- INFORMATION PROVIDED -
^^^^^^^^

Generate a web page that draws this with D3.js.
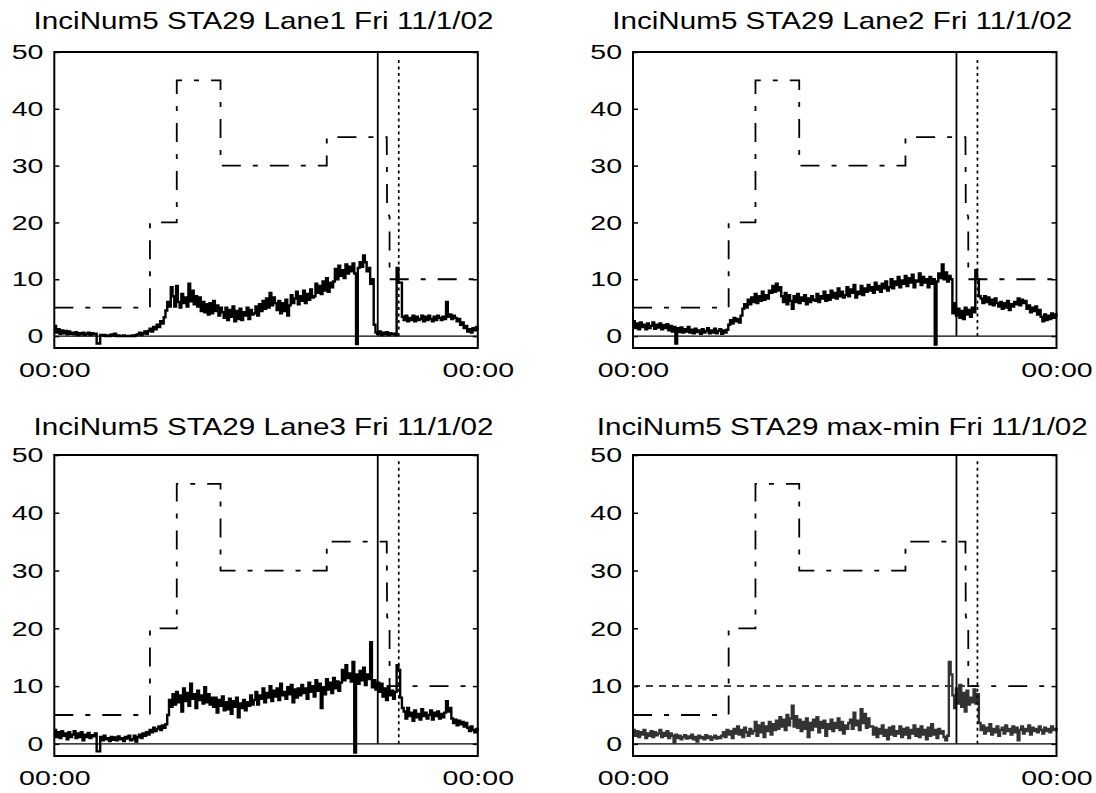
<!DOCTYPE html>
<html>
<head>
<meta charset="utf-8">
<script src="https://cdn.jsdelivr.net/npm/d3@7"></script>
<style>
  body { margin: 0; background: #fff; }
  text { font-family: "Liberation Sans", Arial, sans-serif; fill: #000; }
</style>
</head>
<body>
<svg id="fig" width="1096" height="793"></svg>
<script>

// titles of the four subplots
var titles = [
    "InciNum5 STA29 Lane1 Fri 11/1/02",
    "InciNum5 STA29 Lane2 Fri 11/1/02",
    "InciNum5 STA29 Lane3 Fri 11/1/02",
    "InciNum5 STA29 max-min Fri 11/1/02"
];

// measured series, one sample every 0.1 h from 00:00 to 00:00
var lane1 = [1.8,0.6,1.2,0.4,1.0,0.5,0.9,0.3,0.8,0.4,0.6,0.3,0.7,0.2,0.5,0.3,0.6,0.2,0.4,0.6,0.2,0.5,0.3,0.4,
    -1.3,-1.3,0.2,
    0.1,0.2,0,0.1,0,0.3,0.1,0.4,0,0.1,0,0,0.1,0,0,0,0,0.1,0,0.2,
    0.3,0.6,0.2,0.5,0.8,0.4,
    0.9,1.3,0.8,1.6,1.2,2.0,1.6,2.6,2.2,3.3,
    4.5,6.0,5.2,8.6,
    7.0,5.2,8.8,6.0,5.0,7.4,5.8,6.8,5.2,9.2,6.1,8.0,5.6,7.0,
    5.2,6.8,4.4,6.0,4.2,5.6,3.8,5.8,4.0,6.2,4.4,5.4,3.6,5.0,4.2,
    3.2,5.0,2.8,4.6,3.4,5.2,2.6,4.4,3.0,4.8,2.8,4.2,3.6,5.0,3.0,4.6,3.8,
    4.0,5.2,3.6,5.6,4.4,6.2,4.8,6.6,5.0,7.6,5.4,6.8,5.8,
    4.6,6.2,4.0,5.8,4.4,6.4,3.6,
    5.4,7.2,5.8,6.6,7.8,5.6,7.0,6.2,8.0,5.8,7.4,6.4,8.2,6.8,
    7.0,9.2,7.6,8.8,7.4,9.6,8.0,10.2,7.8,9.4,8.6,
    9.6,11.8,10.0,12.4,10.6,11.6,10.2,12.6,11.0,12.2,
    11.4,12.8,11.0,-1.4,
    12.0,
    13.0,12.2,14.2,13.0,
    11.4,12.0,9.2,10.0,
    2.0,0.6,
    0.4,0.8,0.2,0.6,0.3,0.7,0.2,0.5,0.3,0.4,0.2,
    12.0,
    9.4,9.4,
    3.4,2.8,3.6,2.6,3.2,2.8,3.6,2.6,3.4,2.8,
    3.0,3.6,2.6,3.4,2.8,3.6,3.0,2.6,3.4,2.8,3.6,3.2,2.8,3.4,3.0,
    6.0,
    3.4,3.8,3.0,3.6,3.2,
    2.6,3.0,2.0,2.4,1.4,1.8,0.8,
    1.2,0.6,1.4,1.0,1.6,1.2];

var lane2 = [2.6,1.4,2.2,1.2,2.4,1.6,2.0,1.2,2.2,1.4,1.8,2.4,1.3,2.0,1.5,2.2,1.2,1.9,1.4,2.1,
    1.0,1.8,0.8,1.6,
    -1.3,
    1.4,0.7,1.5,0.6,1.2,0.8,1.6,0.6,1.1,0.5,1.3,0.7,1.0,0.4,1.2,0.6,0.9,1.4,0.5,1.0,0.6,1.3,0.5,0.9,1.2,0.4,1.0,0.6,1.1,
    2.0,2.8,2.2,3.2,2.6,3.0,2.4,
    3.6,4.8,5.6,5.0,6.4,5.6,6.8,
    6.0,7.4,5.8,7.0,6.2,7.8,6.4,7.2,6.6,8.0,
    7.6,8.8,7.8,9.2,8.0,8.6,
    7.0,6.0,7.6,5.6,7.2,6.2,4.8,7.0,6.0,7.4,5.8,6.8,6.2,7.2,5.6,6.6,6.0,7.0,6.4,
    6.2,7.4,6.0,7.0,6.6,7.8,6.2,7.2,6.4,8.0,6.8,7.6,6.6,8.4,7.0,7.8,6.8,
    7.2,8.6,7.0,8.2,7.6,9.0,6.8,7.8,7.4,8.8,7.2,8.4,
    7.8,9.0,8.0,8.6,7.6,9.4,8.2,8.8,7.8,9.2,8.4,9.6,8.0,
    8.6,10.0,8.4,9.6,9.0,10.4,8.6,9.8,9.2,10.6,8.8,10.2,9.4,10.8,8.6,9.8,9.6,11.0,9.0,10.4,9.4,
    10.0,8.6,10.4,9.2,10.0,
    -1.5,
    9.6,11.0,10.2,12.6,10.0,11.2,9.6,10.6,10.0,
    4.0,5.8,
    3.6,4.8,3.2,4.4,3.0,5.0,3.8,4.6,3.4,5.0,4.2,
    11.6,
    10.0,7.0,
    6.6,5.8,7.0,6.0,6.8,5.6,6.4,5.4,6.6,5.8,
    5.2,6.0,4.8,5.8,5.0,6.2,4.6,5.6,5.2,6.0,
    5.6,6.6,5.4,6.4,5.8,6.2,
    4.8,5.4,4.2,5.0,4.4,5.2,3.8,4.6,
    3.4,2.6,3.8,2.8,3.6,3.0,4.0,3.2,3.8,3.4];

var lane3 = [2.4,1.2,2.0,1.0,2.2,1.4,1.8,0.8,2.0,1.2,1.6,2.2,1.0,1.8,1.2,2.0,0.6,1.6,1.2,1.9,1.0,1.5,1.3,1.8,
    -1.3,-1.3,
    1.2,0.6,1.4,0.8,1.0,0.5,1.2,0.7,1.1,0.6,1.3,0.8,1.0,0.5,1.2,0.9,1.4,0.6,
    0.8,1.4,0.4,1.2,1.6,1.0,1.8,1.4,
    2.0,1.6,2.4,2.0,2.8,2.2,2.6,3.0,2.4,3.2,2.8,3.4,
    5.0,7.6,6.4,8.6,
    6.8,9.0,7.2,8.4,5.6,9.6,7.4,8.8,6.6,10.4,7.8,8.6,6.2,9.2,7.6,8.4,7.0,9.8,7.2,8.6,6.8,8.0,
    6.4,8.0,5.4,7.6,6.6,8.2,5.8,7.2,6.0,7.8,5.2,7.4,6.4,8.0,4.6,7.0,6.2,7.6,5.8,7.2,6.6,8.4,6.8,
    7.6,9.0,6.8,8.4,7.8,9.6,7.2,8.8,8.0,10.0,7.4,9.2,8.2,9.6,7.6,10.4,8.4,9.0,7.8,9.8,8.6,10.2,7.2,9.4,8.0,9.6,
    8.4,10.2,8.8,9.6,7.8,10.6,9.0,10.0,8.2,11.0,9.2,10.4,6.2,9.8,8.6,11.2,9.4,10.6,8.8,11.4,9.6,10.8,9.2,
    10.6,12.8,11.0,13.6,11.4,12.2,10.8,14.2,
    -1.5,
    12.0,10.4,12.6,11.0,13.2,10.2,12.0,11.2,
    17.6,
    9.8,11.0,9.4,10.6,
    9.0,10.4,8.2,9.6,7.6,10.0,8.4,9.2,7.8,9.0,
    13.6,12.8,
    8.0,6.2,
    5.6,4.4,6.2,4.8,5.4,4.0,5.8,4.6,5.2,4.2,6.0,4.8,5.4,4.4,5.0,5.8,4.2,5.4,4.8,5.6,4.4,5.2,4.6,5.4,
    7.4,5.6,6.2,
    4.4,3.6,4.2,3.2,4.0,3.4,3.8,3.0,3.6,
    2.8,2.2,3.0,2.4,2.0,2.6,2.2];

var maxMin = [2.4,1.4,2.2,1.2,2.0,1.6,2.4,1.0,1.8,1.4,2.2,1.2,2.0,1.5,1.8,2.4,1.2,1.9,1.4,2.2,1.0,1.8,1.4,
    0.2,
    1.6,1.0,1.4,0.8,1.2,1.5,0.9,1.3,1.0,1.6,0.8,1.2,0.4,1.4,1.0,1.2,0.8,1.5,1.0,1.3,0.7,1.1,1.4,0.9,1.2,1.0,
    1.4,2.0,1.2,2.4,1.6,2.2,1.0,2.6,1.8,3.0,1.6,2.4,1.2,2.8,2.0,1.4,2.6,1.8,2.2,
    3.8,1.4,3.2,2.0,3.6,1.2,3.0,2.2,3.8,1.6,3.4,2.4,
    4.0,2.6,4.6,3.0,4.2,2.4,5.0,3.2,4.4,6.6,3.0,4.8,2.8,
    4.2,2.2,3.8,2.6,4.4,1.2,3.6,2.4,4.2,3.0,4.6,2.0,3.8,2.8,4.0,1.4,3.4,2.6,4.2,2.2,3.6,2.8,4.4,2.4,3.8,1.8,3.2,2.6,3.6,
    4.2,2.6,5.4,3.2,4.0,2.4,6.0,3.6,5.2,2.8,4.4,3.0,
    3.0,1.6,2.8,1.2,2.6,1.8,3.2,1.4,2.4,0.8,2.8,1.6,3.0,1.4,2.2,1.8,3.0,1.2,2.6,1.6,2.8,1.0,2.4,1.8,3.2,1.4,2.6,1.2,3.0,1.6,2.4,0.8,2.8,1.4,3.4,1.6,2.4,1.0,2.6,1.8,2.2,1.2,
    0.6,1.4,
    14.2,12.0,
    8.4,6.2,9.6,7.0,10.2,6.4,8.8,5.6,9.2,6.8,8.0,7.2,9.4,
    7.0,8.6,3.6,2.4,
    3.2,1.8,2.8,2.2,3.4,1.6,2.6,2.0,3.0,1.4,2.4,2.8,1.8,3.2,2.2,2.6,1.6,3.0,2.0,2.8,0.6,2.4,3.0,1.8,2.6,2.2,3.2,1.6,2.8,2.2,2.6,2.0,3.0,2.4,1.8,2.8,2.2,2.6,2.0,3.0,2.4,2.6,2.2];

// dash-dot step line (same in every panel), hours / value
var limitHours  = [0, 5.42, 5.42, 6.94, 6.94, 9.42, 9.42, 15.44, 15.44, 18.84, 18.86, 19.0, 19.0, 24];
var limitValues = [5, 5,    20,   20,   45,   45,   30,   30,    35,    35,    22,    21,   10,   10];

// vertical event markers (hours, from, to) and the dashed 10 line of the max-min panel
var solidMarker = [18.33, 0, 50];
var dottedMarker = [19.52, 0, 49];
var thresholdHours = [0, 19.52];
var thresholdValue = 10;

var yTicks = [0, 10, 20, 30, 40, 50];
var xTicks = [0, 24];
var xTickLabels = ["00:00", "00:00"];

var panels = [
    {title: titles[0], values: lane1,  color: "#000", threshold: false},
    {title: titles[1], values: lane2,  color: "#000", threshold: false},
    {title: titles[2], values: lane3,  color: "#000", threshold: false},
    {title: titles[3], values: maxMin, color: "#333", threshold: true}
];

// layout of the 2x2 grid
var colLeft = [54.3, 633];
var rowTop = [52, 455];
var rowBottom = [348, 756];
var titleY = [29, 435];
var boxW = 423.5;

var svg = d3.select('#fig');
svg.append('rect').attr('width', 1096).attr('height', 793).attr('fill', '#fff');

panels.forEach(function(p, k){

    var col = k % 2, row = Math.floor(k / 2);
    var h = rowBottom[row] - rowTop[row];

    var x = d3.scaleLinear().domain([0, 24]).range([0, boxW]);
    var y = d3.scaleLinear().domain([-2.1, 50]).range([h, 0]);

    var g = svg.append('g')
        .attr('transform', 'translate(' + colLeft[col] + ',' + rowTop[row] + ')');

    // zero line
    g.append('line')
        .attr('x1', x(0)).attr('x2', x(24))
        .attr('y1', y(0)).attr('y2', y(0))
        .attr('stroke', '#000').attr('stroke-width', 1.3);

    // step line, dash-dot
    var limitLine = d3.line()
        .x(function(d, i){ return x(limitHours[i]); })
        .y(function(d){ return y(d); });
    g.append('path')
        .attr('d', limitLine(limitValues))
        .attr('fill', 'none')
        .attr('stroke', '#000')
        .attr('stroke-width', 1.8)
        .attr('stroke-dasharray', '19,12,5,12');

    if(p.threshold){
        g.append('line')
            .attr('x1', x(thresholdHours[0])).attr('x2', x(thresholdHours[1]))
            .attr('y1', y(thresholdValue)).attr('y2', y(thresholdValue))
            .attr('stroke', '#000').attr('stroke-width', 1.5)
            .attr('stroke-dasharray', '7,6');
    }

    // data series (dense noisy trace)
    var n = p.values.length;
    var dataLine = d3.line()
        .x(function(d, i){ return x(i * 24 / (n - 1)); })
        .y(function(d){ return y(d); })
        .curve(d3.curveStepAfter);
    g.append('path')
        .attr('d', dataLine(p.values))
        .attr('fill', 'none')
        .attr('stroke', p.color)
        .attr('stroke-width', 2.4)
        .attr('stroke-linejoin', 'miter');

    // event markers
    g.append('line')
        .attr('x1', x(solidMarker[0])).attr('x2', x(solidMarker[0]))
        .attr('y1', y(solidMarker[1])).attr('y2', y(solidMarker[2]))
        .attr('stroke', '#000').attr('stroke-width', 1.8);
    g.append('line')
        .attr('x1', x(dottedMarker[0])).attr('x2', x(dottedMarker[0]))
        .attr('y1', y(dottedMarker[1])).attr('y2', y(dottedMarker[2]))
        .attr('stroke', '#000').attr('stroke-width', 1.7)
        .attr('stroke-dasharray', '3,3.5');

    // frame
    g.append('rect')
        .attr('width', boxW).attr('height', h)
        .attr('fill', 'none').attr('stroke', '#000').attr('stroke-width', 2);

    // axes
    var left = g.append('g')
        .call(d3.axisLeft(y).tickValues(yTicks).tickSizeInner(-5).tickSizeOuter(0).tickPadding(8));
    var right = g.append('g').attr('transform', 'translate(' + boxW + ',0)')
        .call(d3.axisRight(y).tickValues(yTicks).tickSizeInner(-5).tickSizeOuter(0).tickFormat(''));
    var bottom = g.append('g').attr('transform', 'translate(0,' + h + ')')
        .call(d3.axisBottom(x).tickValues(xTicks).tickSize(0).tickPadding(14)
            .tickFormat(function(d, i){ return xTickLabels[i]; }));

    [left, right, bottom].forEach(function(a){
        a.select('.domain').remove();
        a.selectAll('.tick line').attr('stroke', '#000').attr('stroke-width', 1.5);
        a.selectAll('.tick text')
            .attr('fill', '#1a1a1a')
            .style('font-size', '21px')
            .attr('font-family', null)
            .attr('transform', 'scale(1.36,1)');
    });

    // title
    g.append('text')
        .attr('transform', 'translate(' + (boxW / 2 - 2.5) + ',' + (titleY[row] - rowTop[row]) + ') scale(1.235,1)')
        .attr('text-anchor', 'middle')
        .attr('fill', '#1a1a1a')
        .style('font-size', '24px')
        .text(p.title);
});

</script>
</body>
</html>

^^^^^^^^

- PROBLEM STATEMENT -
Extract the lines exactly, please: the first line of the listing, the line with "1.2,0.6,1.4,1.0,1.6,1.2];", and every line between them, but no pictures.

- RESULT OF THIS EXERCISE -
Generate a web page that draws this with D3.js.
<!DOCTYPE html>
<html>
<head>
<meta charset="utf-8">
<script src="https://cdn.jsdelivr.net/npm/d3@7"></script>
<style>
  body { margin: 0; background: #fff; }
  text { font-family: "Liberation Sans", Arial, sans-serif; fill: #000; }
</style>
</head>
<body>
<svg id="fig" width="1096" height="793"></svg>
<script>

// titles of the four subplots
var titles = [
    "InciNum5 STA29 Lane1 Fri 11/1/02",
    "InciNum5 STA29 Lane2 Fri 11/1/02",
    "InciNum5 STA29 Lane3 Fri 11/1/02",
    "InciNum5 STA29 max-min Fri 11/1/02"
];

// measured series, one sample every 0.1 h from 00:00 to 00:00
var lane1 = [1.8,0.6,1.2,0.4,1.0,0.5,0.9,0.3,0.8,0.4,0.6,0.3,0.7,0.2,0.5,0.3,0.6,0.2,0.4,0.6,0.2,0.5,0.3,0.4,
    -1.3,-1.3,0.2,
    0.1,0.2,0,0.1,0,0.3,0.1,0.4,0,0.1,0,0,0.1,0,0,0,0,0.1,0,0.2,
    0.3,0.6,0.2,0.5,0.8,0.4,
    0.9,1.3,0.8,1.6,1.2,2.0,1.6,2.6,2.2,3.3,
    4.5,6.0,5.2,8.6,
    7.0,5.2,8.8,6.0,5.0,7.4,5.8,6.8,5.2,9.2,6.1,8.0,5.6,7.0,
    5.2,6.8,4.4,6.0,4.2,5.6,3.8,5.8,4.0,6.2,4.4,5.4,3.6,5.0,4.2,
    3.2,5.0,2.8,4.6,3.4,5.2,2.6,4.4,3.0,4.8,2.8,4.2,3.6,5.0,3.0,4.6,3.8,
    4.0,5.2,3.6,5.6,4.4,6.2,4.8,6.6,5.0,7.6,5.4,6.8,5.8,
    4.6,6.2,4.0,5.8,4.4,6.4,3.6,
    5.4,7.2,5.8,6.6,7.8,5.6,7.0,6.2,8.0,5.8,7.4,6.4,8.2,6.8,
    7.0,9.2,7.6,8.8,7.4,9.6,8.0,10.2,7.8,9.4,8.6,
    9.6,11.8,10.0,12.4,10.6,11.6,10.2,12.6,11.0,12.2,
    11.4,12.8,11.0,-1.4,
    12.0,
    13.0,12.2,14.2,13.0,
    11.4,12.0,9.2,10.0,
    2.0,0.6,
    0.4,0.8,0.2,0.6,0.3,0.7,0.2,0.5,0.3,0.4,0.2,
    12.0,
    9.4,9.4,
    3.4,2.8,3.6,2.6,3.2,2.8,3.6,2.6,3.4,2.8,
    3.0,3.6,2.6,3.4,2.8,3.6,3.0,2.6,3.4,2.8,3.6,3.2,2.8,3.4,3.0,
    6.0,
    3.4,3.8,3.0,3.6,3.2,
    2.6,3.0,2.0,2.4,1.4,1.8,0.8,
    1.2,0.6,1.4,1.0,1.6,1.2];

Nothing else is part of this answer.